Wingert recognizes links between the adequacy of preparation and job satisfaction, between job satisfaction and job performance, between job performance and student achievement. Teacher preparation in colleges needs scrutiny; some colleges turn out qualified teacher candidates, but most – not so many. What is the difference? The basic teacher training program has not changed much from what I experienced fifty years ago. It is high time for some re-thinking.
Teachers go into the profession in spite of low pay because they want to make a difference. If they are not successful, if they realize that they aren’t making a difference and aren’t likely to, they grow frustrated and leave the profession – or they stay in and become jaded and cynical; lots of bad teachers are created by the system. Good teachers are prepared coming in, and then are nurtured by the system. I have never heard any Reformist propose anything that would do either of these.
I came away from this article feeling vindicated in some of my ideas.

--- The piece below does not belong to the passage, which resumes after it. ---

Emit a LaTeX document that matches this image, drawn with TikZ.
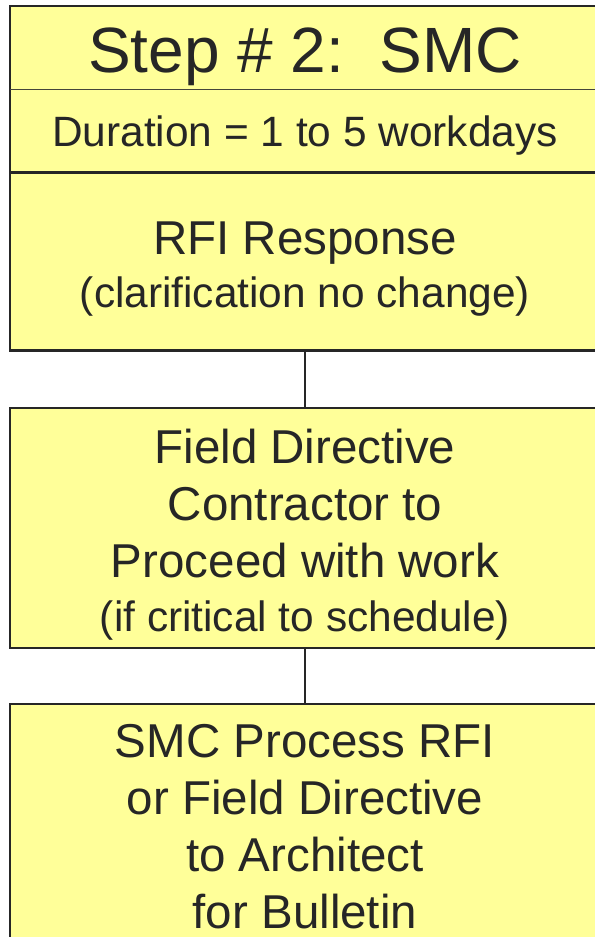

I have always felt that there is no substitute for a teacher’s knowledge of the subject being taught, a solid grounding in the subject matter and skills of the discipline. Many years ago, a usually wise principal opined that a good teacher can teach anything; knowledge of the discipline is not necessary – after all, that is what the textbook is for. Those days are gone, if they ever existed. There is no substitute for an academic major in the teacher’s primary assigned subject, and not just in math and science. English (my subject) should be taught by hard-core English majors. I have observed enough colleagues over the years to know that there is a difference.

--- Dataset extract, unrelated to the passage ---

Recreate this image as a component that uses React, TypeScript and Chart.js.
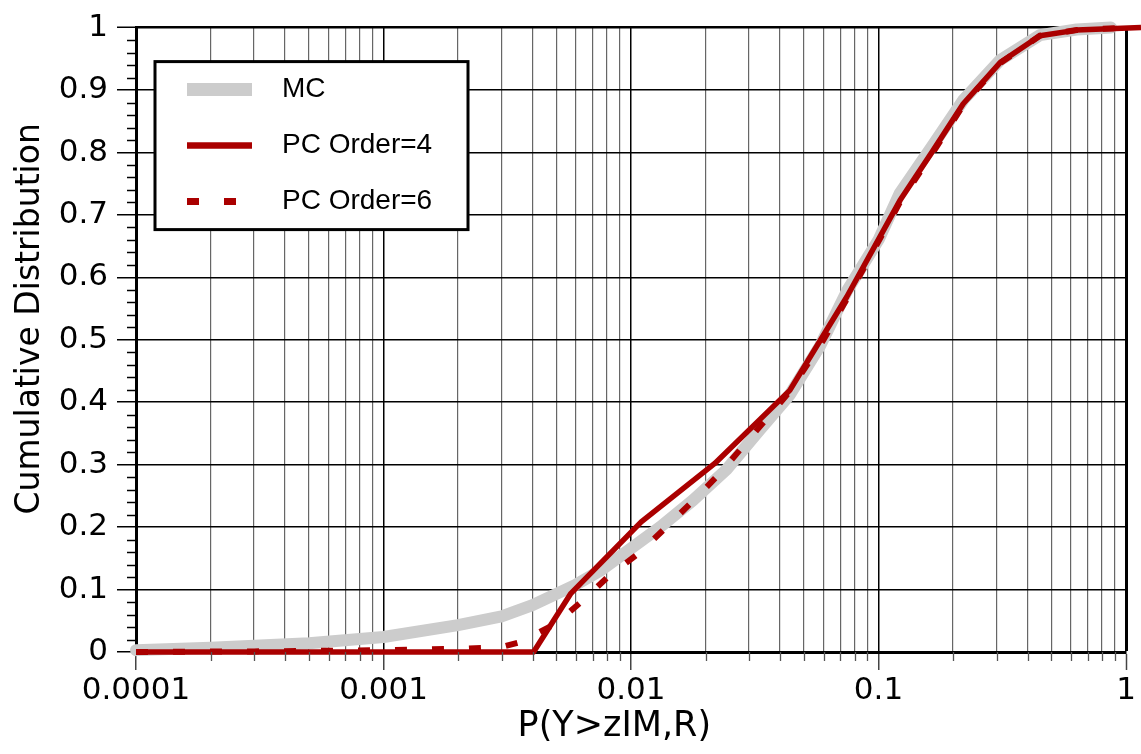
import React, { useEffect, useRef } from 'react';
import { Chart, registerables } from 'chart.js';

Chart.register(...registerables);

// ---------- data ----------
const seriesLabels = ['MC', 'PC Order=4', 'PC Order=6'];

const mcX = [0.0001, 0.0002, 0.0005, 0.001, 0.002, 0.003, 0.004, 0.006, 0.0075, 0.01, 0.0131, 0.0178, 0.0243, 0.0332, 0.0438, 0.058, 0.075, 0.1, 0.122, 0.166, 0.22, 0.31, 0.449, 0.632, 0.87];
const mcY = [0.003, 0.007, 0.014, 0.024, 0.043, 0.057, 0.075, 0.108, 0.13, 0.166, 0.2, 0.243, 0.292, 0.356, 0.412, 0.49, 0.58, 0.66, 0.735, 0.812, 0.884, 0.948, 0.988, 0.997, 1.0];

const pc4X = [0.0001, 0.00404, 0.00572, 0.011, 0.0218, 0.0438, 0.0744, 0.122, 0.166, 0.22, 0.31, 0.449, 0.632, 1.15];
const pc4Y = [0, 0, 0.094, 0.2085, 0.302, 0.419, 0.5685, 0.723, 0.803, 0.878, 0.944, 0.987, 0.996, 1.0];

const pc6X = [0.0001, 0.0003, 0.0006, 0.001, 0.002, 0.003, 0.0035, 0.004, 0.005, 0.0064, 0.0082, 0.0109, 0.0138, 0.0176, 0.0226, 0.028, 0.035, 0.0433, 0.06, 0.0744, 0.122, 0.166, 0.22, 0.31, 0.449, 0.632, 1.0];
const pc6Y = [0, 0.001, 0.002, 0.003, 0.005, 0.008, 0.015, 0.026, 0.046, 0.083, 0.123, 0.16, 0.199, 0.24, 0.284, 0.327, 0.372, 0.415, 0.5, 0.565, 0.72, 0.8, 0.876, 0.943, 0.987, 0.996, 1.0];

const xDecades = [0.0001, 0.001, 0.01, 0.1, 1];
const xTickLabels = ['0.0001', '0.001', '0.01', '0.1', '1'];
const xMultipliers = [1, 2, 3, 4, 5, 6, 7, 8, 9];

const yTickValues = [0, 0.1, 0.2, 0.3, 0.4, 0.5, 0.6, 0.7, 0.8, 0.9, 1];
const yTickLabels = ['0', '0.1', '0.2', '0.3', '0.4', '0.5', '0.6', '0.7', '0.8', '0.9', '1'];
const yMinorStep = 0.02;

const xTitle = 'P(Y>zIM,R)';
const yTitle = 'Cumulative Distribution';

// ---------- helpers ----------
const toPts = (xs: number[], ys: number[]) => xs.map((x, i) => ({ x, y: ys[i] }));
const isPow10 = (v: number) => Math.abs(Math.log10(v) - Math.round(Math.log10(v))) < 1e-6;

const GRAY = 'rgb(204,204,204)';
const RED = 'rgb(170,0,0)';
const TICK_FONT = { family: '"DejaVu Sans"', size: 31 };

const minorTicksPlugin = {
  id: 'minorTicks',
  afterDraw(chart: any) {
    const { ctx, chartArea } = chart;
    const x = chart.scales.x;
    const y = chart.scales.y;
    ctx.save();
    ctx.strokeStyle = '#000';
    ctx.lineWidth = 1.5;
    const n = Math.round(1 / yMinorStep);
    for (let i = 0; i <= n; i++) {
      if (i % 5 === 0) continue;
      const py = Math.round(y.getPixelForValue(i * yMinorStep)) + 0.5;
      ctx.beginPath();
      ctx.moveTo(chartArea.left - 9, py);
      ctx.lineTo(chartArea.left, py);
      ctx.stroke();
    }
    ctx.strokeStyle = '#555';
    ctx.lineWidth = 1.3;
    x.ticks.forEach((t: any) => {
      if (isPow10(t.value)) return;
      const px = Math.round(x.getPixelForValue(t.value)) + 0.5;
      ctx.beginPath();
      ctx.moveTo(px, chartArea.bottom);
      ctx.lineTo(px, chartArea.bottom + 9);
      ctx.stroke();
    });
    ctx.restore();
  },
};

const boxLegendPlugin = {
  id: 'boxLegend',
  afterDraw(chart: any) {
    const { ctx, chartArea } = chart;
    const left = chartArea.left + 19;
    const top = chartArea.top + 34;
    const w = 313;
    const h = 168;
    ctx.save();
    ctx.fillStyle = '#fff';
    ctx.fillRect(left, top, w, h);
    ctx.strokeStyle = '#000';
    ctx.lineWidth = 3;
    ctx.strokeRect(left, top, w, h);
    chart.data.datasets.forEach((ds: any, i: number) => {
      const cy = top + 28 + i * 56;
      ctx.beginPath();
      ctx.strokeStyle = ds.borderColor;
      ctx.lineWidth = ds.borderWidth + 1;
      ctx.lineCap = 'butt';
      ctx.setLineDash(ds.borderDash || []);
      ctx.moveTo(left + 32, cy);
      ctx.lineTo(left + 97, cy);
      ctx.stroke();
      ctx.setLineDash([]);
      ctx.fillStyle = '#000';
      ctx.font = '28px "Liberation Sans"';
      ctx.textBaseline = 'alphabetic';
      ctx.textAlign = 'left';
      ctx.fillText(ds.label, left + 127, cy + 7);
    });
    ctx.restore();
  },
};

export default function App() {
  const ref = useRef<HTMLCanvasElement>(null);

  useEffect(() => {
    if (!ref.current) return;
    const chart = new Chart(ref.current, {
      type: 'line',
      data: {
        datasets: [
          {
            label: seriesLabels[0],
            data: toPts(mcX, mcY),
            borderColor: GRAY,
            borderWidth: 12,
            borderCapStyle: 'round',
            borderJoinStyle: 'round',
            pointRadius: 0,
            tension: 0,
            clip: false,
            order: 3,
          },
          {
            label: seriesLabels[1],
            data: toPts(pc4X, pc4Y),
            borderColor: RED,
            borderWidth: 5.5,
            borderCapStyle: 'butt',
            borderJoinStyle: 'round',
            pointRadius: 0,
            tension: 0,
            clip: false,
            order: 2,
          },
          {
            label: seriesLabels[2],
            data: toPts(pc6X, pc6Y),
            borderColor: RED,
            borderWidth: 6,
            borderDash: [12, 25],
            borderCapStyle: 'butt',
            borderJoinStyle: 'miter',
            pointRadius: 0,
            tension: 0,
            clip: false,
            order: 1,
          },
        ] as any,
      },
      options: {
        responsive: false,
        animation: false,
        devicePixelRatio: 1,
        layout: { padding: { top: 27, right: 15, left: 0, bottom: 0 } },
        plugins: {
          legend: { display: false },
          tooltip: { enabled: false },
        },
        scales: {
          x: {
            type: 'logarithmic',
            min: 0.0001,
            max: 1,
            afterBuildTicks: (scale: any) => {
              const vals: any[] = [];
              xDecades.forEach((d, di) => {
                xMultipliers.forEach((m) => {
                  if (di === xDecades.length - 1 && m > 1) return;
                  vals.push({ value: d * m, major: m === 1 });
                });
              });
              scale.ticks = vals;
            },
            afterFit: (scale: any) => {
              scale.height = 102;
            },
            ticks: {
              autoSkip: false,
              maxRotation: 0,
              minRotation: 0,
              padding: 2,
              color: '#000',
              font: TICK_FONT,
              callback: (value: any) => {
                const v = Number(value);
                const idx = xDecades.findIndex((d) => Math.abs(d - v) / d < 1e-6);
                return idx >= 0 ? xTickLabels[idx] : '';
              },
            },
            grid: {
              color: (c: any) => (c.tick && isPow10(c.tick.value) ? '#000' : '#666'),
              lineWidth: (c: any) =>
                c.tick && Math.abs(c.tick.value - 1) < 1e-9 ? 3 : c.tick && isPow10(c.tick.value) ? 1.5 : 1.2,
              tickColor: (c: any) => (c.tick && isPow10(c.tick.value) ? '#444' : 'rgba(0,0,0,0)'),
              tickLength: 18,
              tickWidth: 1.5,
              drawTicks: true,
            },
            border: { display: true, color: '#000', width: 3 },
            title: {
              display: true,
              text: xTitle + '   ',
              color: '#000',
              font: { family: '"DejaVu Sans"', size: 35 },
              padding: { top: 0, bottom: 6 },
            },
          },
          y: {
            type: 'linear',
            min: 0,
            max: 1,
            afterBuildTicks: (scale: any) => {
              scale.ticks = yTickValues.map((v) => ({ value: v }));
            },
            afterFit: (scale: any) => {
              scale.width = 136;
            },
            ticks: {
              padding: 9,
              color: '#000',
              font: TICK_FONT,
              callback: (value: any) => {
                const v = Number(value);
                const idx = yTickValues.findIndex((t) => Math.abs(t - v) < 1e-6);
                return idx >= 0 ? yTickLabels[idx] : '';
              },
            },
            grid: {
              color: '#000',
              lineWidth: (c: any) => (c.tick && Math.abs(c.tick.value - 1) < 1e-9 ? 2.5 : 1.5),
              tickColor: '#000',
              tickLength: 19,
              tickWidth: 1.5,
            },
            border: { display: true, color: '#000', width: 3 },
            title: {
              display: true,
              text: '    ' + yTitle,
              color: '#000',
              font: { family: '"DejaVu Sans"', size: 33 },
              padding: { top: 11, bottom: 0 },
            },
          },
        },
      } as any,
      plugins: [minorTicksPlugin, boxLegendPlugin],
    });
    return () => chart.destroy();
  }, []);

  return (
    <div style={{ position: 'fixed', left: 0, top: 0, width: 1141, height: 754, background: '#fff' }}>
      <canvas ref={ref} width={1141} height={754} style={{ display: 'block', width: 1141, height: 754 }} />
    </div>
  );
}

Reformists generally jump straight to some form of merit pay. Wingert, however, treads carefully around the issue of pay. He concedes that there are few rigorous studies of merit pay systems and little evidence to support what works and what does not. It is not necessary to trash the traditional salary schedule because there are lots of ways it can be tweaked to meet specific needs. For example, there could be a distinction, reflected in pay grade, between the teacher with the academic major and the one who meets minimum certification requirements. When the teacher has remedied his deficiencies, he moves up that step or half-step. Perhaps until this is accomplished, additional credits that do not contribute directly to the teacher’s assignment, those toward an administrative certificate, for example, would not count toward a raise in pay grade. Perhaps academic master’s degrees in the subject should weigh more and pay more than master’s degrees in Education. This is a complex subject, and the result will likely be more finely articulated and more complex salary schedules that will be negotiated into contracts district by district. We must figure out what we want teachers to know and do and reward that.

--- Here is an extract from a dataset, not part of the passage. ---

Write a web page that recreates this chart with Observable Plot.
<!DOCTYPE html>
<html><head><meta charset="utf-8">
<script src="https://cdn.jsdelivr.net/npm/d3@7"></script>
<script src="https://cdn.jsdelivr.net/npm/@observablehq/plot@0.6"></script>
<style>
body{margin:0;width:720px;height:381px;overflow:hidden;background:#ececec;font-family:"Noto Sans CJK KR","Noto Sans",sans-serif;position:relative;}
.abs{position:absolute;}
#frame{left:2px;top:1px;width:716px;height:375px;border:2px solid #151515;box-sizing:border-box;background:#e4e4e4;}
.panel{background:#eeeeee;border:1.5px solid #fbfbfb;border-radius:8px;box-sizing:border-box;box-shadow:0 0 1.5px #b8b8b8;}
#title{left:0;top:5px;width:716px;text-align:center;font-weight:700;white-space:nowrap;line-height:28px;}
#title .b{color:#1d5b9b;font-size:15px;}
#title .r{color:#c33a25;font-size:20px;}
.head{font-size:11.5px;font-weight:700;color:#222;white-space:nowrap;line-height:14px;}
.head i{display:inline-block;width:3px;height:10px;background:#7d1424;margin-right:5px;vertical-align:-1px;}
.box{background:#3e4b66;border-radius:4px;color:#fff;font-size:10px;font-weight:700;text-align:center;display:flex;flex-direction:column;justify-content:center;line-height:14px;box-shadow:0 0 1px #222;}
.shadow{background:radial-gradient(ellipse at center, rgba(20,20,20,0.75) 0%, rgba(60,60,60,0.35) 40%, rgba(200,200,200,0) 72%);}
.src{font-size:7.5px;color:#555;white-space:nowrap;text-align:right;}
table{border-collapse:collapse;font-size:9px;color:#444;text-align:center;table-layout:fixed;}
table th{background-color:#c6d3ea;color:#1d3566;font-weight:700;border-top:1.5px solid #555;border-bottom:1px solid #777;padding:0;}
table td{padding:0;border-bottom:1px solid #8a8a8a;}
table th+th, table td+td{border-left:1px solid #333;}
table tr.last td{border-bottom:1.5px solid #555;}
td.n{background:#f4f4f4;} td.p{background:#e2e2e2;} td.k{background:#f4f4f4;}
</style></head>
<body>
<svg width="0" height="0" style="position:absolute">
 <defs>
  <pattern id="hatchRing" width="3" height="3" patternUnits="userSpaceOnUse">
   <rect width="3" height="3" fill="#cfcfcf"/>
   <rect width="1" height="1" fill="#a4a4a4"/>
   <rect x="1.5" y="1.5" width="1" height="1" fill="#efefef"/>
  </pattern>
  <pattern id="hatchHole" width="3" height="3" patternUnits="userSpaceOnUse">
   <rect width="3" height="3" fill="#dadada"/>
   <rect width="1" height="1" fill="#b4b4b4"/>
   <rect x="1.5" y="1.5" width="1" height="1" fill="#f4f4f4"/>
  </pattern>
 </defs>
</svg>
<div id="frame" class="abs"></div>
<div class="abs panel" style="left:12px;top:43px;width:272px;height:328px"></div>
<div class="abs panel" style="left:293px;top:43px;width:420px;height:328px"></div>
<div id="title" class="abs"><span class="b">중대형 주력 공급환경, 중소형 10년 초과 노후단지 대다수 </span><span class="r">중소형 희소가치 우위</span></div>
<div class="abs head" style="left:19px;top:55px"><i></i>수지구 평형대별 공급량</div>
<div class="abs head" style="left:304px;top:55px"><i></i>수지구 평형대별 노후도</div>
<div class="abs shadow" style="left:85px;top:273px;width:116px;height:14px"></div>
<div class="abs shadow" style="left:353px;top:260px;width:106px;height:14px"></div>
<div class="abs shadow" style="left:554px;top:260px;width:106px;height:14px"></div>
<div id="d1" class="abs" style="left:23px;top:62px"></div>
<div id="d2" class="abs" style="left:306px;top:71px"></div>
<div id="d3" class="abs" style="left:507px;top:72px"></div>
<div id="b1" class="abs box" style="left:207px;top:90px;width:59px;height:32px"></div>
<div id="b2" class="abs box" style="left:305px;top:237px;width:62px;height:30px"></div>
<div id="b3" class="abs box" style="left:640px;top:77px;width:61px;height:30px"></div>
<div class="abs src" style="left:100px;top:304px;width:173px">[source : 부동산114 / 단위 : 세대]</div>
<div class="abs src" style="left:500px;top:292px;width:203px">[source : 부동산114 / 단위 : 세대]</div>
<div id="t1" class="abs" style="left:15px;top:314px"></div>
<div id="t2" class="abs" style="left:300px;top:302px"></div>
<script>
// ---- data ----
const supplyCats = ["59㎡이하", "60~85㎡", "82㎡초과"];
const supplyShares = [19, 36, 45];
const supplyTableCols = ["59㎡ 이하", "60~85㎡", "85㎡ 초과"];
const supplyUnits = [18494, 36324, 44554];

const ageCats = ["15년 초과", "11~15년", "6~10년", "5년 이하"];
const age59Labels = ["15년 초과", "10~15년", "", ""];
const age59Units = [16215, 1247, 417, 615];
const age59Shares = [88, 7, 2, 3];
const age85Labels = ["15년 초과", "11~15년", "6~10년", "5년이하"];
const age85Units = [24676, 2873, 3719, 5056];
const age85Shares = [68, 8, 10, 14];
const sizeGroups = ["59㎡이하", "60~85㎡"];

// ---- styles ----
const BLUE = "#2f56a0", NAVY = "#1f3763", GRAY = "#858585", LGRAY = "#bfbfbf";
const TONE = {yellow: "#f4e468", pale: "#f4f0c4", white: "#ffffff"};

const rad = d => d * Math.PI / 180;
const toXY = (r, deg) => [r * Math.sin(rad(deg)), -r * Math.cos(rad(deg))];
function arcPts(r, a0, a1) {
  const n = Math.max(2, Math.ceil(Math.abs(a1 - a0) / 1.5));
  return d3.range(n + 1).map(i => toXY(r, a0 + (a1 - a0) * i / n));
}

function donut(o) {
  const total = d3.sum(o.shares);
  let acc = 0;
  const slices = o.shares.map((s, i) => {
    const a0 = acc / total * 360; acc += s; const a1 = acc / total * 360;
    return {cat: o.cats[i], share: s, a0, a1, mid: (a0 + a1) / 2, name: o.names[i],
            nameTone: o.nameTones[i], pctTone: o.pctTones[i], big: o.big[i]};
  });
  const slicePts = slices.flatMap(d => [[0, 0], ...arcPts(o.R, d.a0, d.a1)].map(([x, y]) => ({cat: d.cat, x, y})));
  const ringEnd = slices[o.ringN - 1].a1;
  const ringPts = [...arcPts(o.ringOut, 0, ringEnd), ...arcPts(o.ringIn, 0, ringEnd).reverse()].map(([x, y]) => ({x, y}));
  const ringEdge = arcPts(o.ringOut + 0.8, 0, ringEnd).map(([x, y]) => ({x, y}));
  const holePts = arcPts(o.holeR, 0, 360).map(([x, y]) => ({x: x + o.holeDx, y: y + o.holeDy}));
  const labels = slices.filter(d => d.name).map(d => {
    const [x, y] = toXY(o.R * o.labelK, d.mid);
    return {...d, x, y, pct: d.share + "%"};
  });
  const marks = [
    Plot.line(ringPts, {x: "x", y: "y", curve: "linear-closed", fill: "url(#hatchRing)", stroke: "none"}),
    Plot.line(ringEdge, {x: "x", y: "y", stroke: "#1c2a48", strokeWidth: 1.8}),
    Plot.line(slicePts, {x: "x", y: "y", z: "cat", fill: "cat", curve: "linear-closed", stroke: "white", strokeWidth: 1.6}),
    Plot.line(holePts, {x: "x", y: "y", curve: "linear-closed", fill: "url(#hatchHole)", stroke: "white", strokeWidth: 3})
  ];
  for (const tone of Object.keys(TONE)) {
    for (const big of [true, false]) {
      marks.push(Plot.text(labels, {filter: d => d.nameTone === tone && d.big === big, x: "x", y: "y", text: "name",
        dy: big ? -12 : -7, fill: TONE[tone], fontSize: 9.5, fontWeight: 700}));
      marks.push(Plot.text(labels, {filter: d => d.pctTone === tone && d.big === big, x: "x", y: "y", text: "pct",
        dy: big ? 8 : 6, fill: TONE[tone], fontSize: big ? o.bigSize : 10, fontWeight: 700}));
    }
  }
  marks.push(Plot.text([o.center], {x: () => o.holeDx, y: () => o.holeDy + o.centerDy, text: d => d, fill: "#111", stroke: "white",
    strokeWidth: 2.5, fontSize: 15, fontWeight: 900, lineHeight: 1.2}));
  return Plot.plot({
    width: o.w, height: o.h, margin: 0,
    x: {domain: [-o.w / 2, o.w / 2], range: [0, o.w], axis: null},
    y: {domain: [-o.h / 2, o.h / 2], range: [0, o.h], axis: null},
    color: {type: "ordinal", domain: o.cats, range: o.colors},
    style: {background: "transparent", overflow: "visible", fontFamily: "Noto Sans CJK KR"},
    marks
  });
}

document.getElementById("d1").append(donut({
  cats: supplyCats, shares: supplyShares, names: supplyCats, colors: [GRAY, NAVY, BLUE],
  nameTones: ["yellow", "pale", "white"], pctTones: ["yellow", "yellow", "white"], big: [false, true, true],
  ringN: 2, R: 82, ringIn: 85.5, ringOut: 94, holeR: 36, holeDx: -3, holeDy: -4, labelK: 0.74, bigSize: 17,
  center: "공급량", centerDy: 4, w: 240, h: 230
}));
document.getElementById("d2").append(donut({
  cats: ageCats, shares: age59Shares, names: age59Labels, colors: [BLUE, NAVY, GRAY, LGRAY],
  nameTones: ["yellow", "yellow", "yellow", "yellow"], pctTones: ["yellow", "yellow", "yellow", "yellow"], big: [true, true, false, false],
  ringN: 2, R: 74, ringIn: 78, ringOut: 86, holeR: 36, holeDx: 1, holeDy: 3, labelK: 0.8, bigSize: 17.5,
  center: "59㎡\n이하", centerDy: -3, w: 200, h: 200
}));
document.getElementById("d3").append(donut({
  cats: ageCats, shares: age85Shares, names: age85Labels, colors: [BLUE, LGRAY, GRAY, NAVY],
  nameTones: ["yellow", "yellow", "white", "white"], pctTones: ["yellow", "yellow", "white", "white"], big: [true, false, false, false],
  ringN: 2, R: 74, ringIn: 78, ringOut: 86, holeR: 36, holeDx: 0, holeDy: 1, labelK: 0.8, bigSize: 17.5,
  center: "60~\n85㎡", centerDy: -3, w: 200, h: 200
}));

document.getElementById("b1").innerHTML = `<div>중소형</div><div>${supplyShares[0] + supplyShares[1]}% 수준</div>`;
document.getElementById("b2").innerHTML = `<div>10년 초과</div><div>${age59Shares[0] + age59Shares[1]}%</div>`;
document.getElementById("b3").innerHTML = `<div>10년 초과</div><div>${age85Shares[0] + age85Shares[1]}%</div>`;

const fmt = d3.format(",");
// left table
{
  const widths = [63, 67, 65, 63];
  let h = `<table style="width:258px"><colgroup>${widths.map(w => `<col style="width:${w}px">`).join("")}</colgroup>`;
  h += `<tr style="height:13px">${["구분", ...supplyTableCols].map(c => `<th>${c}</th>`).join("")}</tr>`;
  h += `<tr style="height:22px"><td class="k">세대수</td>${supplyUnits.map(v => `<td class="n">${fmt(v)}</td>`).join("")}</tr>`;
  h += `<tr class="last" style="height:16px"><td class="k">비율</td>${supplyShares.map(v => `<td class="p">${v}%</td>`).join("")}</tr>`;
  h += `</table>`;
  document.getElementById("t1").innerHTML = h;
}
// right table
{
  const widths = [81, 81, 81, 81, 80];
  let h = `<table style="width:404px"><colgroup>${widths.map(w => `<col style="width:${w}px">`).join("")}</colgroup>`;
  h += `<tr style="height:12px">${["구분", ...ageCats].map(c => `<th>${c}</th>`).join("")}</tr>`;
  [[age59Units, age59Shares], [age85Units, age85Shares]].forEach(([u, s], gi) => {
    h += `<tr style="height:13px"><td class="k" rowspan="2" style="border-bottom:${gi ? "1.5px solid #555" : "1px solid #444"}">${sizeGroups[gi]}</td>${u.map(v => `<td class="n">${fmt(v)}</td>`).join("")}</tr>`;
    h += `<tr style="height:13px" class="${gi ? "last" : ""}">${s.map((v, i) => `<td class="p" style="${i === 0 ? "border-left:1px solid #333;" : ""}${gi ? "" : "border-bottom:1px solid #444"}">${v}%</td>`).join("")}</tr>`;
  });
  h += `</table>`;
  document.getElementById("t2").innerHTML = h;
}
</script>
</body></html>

Each district, each school, each department is a community, defining and working toward common goals, potentially if not actually, and should be regarded as a community and should be encouraged to become such. It is within these collegial communities that real and lasting change will take place. Anything that pits teachers against each other and has them competing against each other for resources or rewards is antithetical to a sense of community and is to be avoided.
Some things work better in the classroom than others. The best teachers are those with the best grasp on what works. It’s not like in the movies, where all a teacher has to do is exude charisma, and the kids all learn. There are best practices, which each teacher must learn, know, and employ. It is on the use of best practices that teachers must be observed, evaluated, and rewarded. It is a lot more complicated than reviewing test scores, but truer.
Wingert cites an expert as saying that we must give our teachers better tools if we expect them to do better tools. I think that by “tools” he means not just teaching materials and technology, but knowledge, both of subject matter and pedagogy. A key component of continuous improvement of our schools is continuous staff development. Ill-prepared teachers must be remediated and brought up to speed. Accomplished teachers must find opportunities to keep intellectually engaged with their disciplines and be exposed to new ideas about pedagogy because these are the teachers who are mainsprings of change in their collegial communities. A teacher’s education must never end with the completion of their courses for certification.
Most current “Reform” is political theater. With all due respect to Congressmen and Legislators speechifying and “Educators” posing on the covers of magazines with brooms and baseball bats, it is teachers that will bring about positive and lasting change, so let them be better teachers. Pat Wingert is a journalist, not a teacher, but she seems to recognize that real “reform” must happen district by district, school by school, teacher by teacher, student by student.